I am not a guru but visit Tinboats almost every day, so here goes . . .

I have rebuilt my jet jon twice now, & have been thinking of yet another tweak to make it better.

I have the plastic tunnel-motor mount glued & screwed in; it is set to be the low point of the hull.

In front of that,I have a tapered panel that extends about 4 foot fwd (It is actually the drop out from the big hole I cut for the tunnel).

I still get some cavitation when in a chop over about 2 or 3 inches It can depend on whether you are going into vs. with wind.

I am now contemplating adding a keel pad to extend farther fwd; the intention is to push the air farther to the sides. I also have a porposing issue above 30 mph, which I think is partly caused by the tapered panel being right at the planing break.

I am thinking of using UMHW plastic for this new keel pad, but most likely will prototype it with a fiberglassed panel 1st (as I could be way off-base).

I wish there was someone with software that could run simulations for these 1 off designs.

Edit - getting back to your question on spoons, I tried making one but it wasn't very effective. If I could have bought something like that already formed, it might have worked better for me. YMMV

Good luck on your build - post some photos!


----------



## CTilton (Jan 10, 2019)

Ok , good input. We get some wind here so I want to avoid cavitation as much as possible.

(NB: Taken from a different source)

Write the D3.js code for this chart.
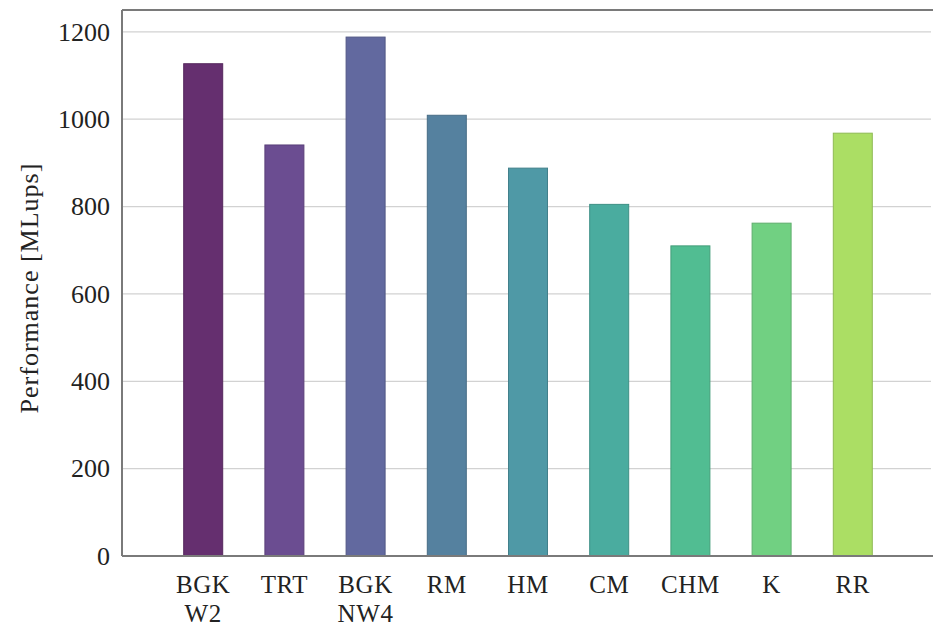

I can use a customers press setup to punch out a spoon to weld in if I can get a design to him run through his tooling guys. 

Do you think that 787 seadoo would push it 30 mph or no ? Will float boxes help porpoising ?


----------



## CedarRiverScooter (Jan 10, 2019)

Yes on both those questions.

I made large trim tabs & that helped porpoising, along with making bow heavy. Those were band-aids though.

A big factor is the thrust angle of the pump nozzle.


----------